▶ _Provided information_:
========================================

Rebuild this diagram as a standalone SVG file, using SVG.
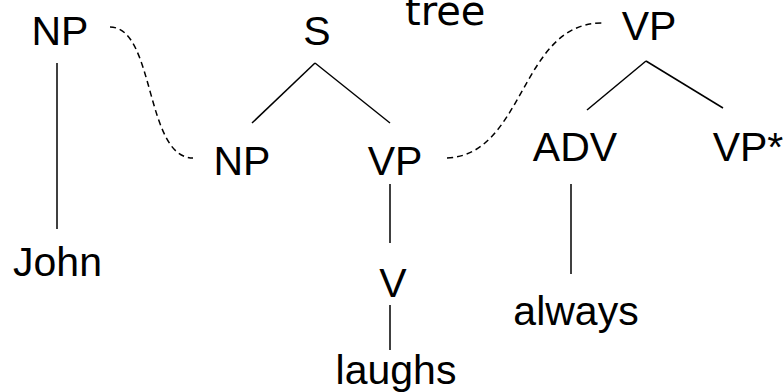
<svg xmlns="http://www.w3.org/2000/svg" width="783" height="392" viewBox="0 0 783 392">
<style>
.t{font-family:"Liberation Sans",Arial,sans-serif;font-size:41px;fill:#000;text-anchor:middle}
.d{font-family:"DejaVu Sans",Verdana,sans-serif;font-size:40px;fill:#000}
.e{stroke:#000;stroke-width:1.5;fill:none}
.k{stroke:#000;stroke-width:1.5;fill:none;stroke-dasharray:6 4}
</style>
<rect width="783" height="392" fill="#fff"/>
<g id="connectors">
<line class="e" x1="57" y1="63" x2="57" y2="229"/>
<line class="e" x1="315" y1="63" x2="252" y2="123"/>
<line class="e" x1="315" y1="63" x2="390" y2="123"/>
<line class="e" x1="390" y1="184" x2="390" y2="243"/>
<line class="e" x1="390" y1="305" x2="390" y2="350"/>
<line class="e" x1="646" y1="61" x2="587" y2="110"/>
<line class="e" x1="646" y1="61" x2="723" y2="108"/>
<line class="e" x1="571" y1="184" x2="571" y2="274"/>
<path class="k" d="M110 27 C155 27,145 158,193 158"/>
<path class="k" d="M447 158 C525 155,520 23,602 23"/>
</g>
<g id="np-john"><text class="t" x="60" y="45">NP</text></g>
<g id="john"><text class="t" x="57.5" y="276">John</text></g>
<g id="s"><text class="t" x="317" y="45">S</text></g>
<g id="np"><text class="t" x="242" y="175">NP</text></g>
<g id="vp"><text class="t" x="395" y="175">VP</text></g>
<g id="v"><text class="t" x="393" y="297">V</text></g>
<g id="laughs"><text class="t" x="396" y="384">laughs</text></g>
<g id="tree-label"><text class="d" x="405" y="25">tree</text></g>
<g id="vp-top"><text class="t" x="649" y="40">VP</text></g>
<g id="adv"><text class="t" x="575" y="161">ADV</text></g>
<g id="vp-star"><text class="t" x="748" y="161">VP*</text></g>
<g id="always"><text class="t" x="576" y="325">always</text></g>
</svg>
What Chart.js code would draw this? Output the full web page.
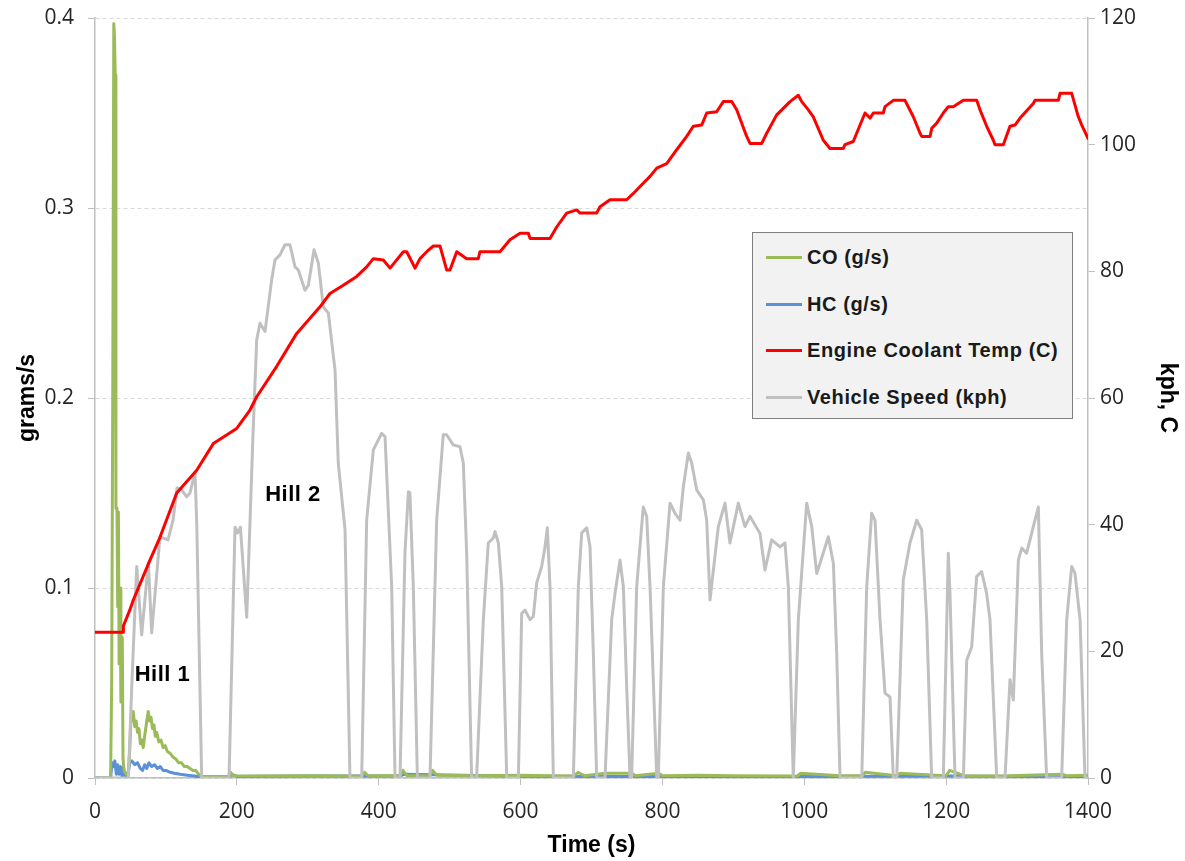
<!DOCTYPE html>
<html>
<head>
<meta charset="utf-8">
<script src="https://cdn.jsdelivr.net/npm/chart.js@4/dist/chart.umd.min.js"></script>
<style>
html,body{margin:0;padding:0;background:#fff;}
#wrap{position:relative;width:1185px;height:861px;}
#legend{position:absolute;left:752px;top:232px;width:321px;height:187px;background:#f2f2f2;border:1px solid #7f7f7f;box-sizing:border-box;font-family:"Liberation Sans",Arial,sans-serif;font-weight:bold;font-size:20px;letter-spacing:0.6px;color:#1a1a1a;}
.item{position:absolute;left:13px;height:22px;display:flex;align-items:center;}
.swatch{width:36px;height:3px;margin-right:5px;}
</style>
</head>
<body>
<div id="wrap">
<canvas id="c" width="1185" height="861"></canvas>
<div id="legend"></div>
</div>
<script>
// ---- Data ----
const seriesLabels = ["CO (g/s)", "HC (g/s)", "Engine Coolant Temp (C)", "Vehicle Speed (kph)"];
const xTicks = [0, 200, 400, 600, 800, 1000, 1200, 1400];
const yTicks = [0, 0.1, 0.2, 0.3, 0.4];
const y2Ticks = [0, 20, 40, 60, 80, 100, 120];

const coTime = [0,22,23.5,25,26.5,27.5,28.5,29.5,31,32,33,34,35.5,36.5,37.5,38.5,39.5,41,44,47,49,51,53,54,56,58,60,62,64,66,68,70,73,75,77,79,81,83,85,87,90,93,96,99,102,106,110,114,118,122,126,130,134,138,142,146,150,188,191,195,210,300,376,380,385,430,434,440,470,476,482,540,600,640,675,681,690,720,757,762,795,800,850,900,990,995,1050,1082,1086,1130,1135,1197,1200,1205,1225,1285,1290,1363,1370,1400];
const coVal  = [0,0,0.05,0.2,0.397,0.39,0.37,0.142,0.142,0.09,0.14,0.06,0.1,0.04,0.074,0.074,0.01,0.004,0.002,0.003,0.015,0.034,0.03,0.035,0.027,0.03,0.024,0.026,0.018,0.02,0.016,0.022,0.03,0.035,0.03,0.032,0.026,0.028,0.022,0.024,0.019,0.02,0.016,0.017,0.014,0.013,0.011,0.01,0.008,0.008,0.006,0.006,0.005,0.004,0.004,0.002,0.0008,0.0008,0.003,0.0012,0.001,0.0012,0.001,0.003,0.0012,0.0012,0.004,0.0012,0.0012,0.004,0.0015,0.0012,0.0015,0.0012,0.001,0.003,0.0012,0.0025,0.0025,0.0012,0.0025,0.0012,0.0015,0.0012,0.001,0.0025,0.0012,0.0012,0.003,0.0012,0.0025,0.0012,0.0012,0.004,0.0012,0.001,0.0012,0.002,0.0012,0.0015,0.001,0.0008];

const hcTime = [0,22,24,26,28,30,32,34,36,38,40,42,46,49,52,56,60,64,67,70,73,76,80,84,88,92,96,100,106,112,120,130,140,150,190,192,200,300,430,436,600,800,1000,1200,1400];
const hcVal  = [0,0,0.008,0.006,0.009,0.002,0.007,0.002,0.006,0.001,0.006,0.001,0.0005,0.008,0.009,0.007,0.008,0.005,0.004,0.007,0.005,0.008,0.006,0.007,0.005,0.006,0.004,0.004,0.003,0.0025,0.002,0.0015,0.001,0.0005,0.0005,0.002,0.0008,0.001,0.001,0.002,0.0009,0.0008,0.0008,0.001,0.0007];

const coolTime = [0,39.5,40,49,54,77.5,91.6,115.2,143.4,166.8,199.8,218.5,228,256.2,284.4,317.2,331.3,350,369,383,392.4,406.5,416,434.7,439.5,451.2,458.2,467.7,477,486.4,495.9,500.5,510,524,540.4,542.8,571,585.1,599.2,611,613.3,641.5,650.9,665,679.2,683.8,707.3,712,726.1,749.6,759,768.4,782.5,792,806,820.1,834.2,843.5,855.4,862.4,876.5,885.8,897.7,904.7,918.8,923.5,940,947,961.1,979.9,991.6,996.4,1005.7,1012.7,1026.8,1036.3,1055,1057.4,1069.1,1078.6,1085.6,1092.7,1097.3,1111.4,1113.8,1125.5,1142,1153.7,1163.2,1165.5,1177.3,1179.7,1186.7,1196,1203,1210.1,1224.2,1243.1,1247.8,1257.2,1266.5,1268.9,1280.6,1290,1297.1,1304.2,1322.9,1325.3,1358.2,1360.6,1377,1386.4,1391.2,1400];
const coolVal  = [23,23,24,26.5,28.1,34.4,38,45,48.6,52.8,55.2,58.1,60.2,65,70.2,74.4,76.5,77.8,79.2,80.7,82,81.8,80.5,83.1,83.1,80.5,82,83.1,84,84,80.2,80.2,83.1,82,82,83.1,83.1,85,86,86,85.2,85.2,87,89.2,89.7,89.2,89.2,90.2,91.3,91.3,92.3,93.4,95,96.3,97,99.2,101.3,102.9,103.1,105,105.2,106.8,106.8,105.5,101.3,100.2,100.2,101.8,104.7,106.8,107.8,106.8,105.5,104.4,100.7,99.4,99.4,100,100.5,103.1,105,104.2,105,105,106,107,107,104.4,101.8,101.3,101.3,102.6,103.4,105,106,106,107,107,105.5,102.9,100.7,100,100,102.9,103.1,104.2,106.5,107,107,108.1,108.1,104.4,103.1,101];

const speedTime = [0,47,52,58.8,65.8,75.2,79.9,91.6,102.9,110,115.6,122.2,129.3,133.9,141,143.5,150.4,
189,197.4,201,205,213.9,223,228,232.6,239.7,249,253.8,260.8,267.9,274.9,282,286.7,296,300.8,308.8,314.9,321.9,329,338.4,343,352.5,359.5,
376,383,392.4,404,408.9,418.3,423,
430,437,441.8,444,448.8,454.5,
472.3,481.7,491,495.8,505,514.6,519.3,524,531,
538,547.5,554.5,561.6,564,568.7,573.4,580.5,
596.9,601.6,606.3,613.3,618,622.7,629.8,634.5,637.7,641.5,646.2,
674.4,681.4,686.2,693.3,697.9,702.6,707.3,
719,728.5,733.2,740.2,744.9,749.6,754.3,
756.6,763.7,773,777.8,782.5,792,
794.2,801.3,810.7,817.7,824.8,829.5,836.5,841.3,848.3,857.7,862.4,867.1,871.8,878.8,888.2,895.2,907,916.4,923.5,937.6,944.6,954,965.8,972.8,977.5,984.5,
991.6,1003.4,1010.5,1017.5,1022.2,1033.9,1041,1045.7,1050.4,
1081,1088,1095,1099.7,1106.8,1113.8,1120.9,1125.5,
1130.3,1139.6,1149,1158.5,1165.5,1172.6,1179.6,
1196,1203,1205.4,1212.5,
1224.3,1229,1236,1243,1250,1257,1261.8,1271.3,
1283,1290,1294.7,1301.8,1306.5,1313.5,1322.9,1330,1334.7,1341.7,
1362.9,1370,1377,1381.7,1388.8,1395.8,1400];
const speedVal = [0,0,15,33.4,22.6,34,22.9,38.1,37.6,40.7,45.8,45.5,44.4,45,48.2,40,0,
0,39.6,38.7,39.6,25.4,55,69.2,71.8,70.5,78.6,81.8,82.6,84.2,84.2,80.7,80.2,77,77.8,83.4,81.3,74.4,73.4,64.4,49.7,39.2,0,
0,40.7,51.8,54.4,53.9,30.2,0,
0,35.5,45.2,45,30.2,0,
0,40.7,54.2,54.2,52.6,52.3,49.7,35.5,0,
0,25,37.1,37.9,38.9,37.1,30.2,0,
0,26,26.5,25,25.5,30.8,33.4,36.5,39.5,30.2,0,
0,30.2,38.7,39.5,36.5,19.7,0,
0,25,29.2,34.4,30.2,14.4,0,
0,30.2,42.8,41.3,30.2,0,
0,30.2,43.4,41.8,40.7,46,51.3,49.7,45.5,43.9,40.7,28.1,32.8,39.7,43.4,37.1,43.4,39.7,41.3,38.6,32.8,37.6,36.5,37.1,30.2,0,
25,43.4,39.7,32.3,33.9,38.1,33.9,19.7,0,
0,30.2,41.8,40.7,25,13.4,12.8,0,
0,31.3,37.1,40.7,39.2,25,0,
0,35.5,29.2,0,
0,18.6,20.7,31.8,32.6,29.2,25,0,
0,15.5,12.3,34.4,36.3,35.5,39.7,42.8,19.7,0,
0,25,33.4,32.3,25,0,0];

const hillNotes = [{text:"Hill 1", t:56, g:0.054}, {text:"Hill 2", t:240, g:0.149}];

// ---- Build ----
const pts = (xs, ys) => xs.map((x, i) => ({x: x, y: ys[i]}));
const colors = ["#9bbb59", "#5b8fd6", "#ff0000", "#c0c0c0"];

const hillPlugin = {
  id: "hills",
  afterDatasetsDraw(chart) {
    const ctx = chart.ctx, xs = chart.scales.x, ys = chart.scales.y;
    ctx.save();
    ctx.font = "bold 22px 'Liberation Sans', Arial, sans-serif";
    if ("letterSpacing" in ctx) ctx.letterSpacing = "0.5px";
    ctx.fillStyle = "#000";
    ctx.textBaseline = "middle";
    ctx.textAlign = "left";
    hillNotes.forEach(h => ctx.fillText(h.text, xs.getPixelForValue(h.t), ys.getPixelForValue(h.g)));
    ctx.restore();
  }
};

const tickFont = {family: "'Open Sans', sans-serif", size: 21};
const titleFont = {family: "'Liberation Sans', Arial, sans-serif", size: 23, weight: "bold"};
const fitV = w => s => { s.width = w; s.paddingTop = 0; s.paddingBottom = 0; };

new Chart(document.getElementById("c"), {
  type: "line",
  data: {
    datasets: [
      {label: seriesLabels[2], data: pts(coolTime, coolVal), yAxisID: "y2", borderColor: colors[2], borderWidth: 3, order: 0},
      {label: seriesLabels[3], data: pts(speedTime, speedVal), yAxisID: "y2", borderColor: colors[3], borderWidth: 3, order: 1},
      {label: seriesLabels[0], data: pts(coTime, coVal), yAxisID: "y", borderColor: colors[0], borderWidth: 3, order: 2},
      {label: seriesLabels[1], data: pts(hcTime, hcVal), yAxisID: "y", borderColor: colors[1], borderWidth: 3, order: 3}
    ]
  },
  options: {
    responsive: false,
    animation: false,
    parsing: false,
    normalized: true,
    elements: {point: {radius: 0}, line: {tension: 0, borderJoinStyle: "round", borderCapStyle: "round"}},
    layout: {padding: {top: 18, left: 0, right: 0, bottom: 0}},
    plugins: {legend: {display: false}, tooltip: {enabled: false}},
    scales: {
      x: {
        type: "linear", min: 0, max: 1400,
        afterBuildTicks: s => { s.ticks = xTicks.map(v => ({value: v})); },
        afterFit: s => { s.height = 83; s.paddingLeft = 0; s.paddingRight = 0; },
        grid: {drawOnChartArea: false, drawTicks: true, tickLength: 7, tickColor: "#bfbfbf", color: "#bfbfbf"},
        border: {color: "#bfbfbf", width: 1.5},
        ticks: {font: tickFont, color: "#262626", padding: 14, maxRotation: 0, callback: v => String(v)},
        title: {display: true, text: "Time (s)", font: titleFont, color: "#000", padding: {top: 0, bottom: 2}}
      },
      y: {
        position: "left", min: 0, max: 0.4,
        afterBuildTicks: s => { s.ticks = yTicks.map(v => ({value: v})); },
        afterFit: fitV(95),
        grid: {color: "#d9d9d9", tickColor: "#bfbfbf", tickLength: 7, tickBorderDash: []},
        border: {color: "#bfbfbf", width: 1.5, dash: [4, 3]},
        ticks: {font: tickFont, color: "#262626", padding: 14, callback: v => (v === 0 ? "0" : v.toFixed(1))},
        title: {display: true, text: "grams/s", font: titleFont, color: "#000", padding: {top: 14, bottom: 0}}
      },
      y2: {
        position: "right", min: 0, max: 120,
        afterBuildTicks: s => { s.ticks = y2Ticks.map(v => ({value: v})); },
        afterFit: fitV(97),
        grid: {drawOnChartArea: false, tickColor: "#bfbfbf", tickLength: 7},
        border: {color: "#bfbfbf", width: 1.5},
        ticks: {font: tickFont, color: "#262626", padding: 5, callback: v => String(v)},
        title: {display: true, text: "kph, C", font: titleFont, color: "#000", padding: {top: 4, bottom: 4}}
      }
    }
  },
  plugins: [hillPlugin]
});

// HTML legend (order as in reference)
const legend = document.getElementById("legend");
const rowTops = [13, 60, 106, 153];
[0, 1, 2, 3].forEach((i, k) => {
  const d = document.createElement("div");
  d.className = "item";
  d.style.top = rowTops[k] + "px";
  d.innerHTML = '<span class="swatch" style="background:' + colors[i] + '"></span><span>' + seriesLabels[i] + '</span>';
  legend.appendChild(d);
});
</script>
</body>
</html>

========================================

▶ _Short exercise_: Make an exact copy of the lines from the one with "What Chart.js code" through the one with "const y2Ticks = [0, 20, 40, 60, 80, 100, 120];", both ends in, and nothing else. Drop every picture.

▶ _Solved problem_:
What Chart.js code would draw this? Output the full web page.
<!DOCTYPE html>
<html>
<head>
<meta charset="utf-8">
<script src="https://cdn.jsdelivr.net/npm/chart.js@4/dist/chart.umd.min.js"></script>
<style>
html,body{margin:0;padding:0;background:#fff;}
#wrap{position:relative;width:1185px;height:861px;}
#legend{position:absolute;left:752px;top:232px;width:321px;height:187px;background:#f2f2f2;border:1px solid #7f7f7f;box-sizing:border-box;font-family:"Liberation Sans",Arial,sans-serif;font-weight:bold;font-size:20px;letter-spacing:0.6px;color:#1a1a1a;}
.item{position:absolute;left:13px;height:22px;display:flex;align-items:center;}
.swatch{width:36px;height:3px;margin-right:5px;}
</style>
</head>
<body>
<div id="wrap">
<canvas id="c" width="1185" height="861"></canvas>
<div id="legend"></div>
</div>
<script>
// ---- Data ----
const seriesLabels = ["CO (g/s)", "HC (g/s)", "Engine Coolant Temp (C)", "Vehicle Speed (kph)"];
const xTicks = [0, 200, 400, 600, 800, 1000, 1200, 1400];
const yTicks = [0, 0.1, 0.2, 0.3, 0.4];
const y2Ticks = [0, 20, 40, 60, 80, 100, 120];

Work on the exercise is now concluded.